Frontier Fighters

Increased vigil on Indo-Pak border has forced infiltrators to seek alternate routes, says DG SSB

Yunus Dar

At a press conference on December 17, Sashastra Seema Bal (SSB) Director General (DG) Kumar Rajesh Chandra said that 59 nationals of Pakistan, China, Bangladesh and the US were caught trying to enter India through the Indo-Nepal border in 2019.

SSB DG Kumar Rajesh Chandra

Chandra said the increase in the number of such infiltrations through the Nepal border was a result of stringent security measures along the Indo-Pakistan border to check illegal activities including terrorism and supply of fake currency notes. Also, increased vigil on the Indo-Pakistan border after the abrogation of Article 370 had forced infiltrators from Pakistan to take the Nepal route. In 2018, the SSB arrested 28 infiltrators, and handed them to the police.

“Whether they were terrorists, fake Indian currency note (FICN) operatives or smugglers, we wouldn’t know for sure because we hand them over immediately to the local police or the intelligence agencies,” said Chandra. The intelligence agencies had confirmed that the infiltrators had ulterior motives. Talking about the two US nationals, who were apprehended while crossing into the country, the DG said, they were “inadvertent crossers”. The same was the case with a Chinese group, which was caught while on a sojourn along the Nepal border area.

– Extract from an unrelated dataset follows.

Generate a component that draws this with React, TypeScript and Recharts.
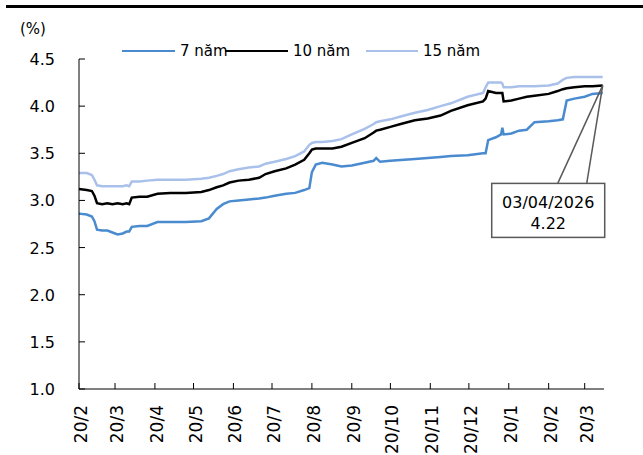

The force has now enhanced security measures along the Nepal border by increasing the number of security personnel. The SSB is undertaking a survey, a vulnerability and gap analysis of each inch along the Nepal border. Advanced Data Processing Research Institute (ADRIN), under the Department of Space, has enabled a software to patrol the border and it is being utilised to maintain vigil along the border.

SSB, the force entrusted to guard the 1,751-km long Indo-Nepal front, has also installed laser fencing at some points on the Indo-Nepal border. After some vulnerable points were identified along the border, the decision was taken to install modern fences to check infiltration. Although the entry into India is free for the nationals from Nepal, people from other countries like Bangladesh and Pakistan have often tried to take advantage of this fact. The 2017 ‘pilot project’ by SSB to deploy laser fences at two locations along the Nepal and Bhutan borders was a work in progress, aimed at helping them in their operational activity, informed Chandra.




The home minister Amit Shah, addressing SSB personnel on December 20, said that amid protests against Citizenship Amendment Act 2019 (CAA), some elements were using India’s open borders, especially with Nepal, to enter the country and create trouble. He also praised the SSB for being relentless in guarding the country’s 130 crore people.

SSB is also seeking about 1,100 troops for deployment along the open India-Nepal front, to guard the four integrated check posts (ICPs). The two ICPs of the force, one in Uttar Pradesh (Sunauli and Rupaidiha) and another in Bihar (Raxaul and Jogbani) were in need of more personnel, the force said. The Bihar ICPs are operational while the two in Uttar Pradesh have been sanctioned by the government and will be functional soon. An ICP is a trade centre for facilitation of bilateral trade between two countries as well as for the movement of passengers across the border.

The force also informed the media about a proposal for creation of 1,096 posts for guarding four ICPs on the Indo-Nepal border, which has now been taken up with the ministry of home affairs.

The SSB, which works under the Union home ministry, was raised in the aftermath of the 1962 Chinese aggression, and is now the designated force to guard the 1,751-km long Indo-Nepal border in addition to the 699-km India-Bhutan frontier.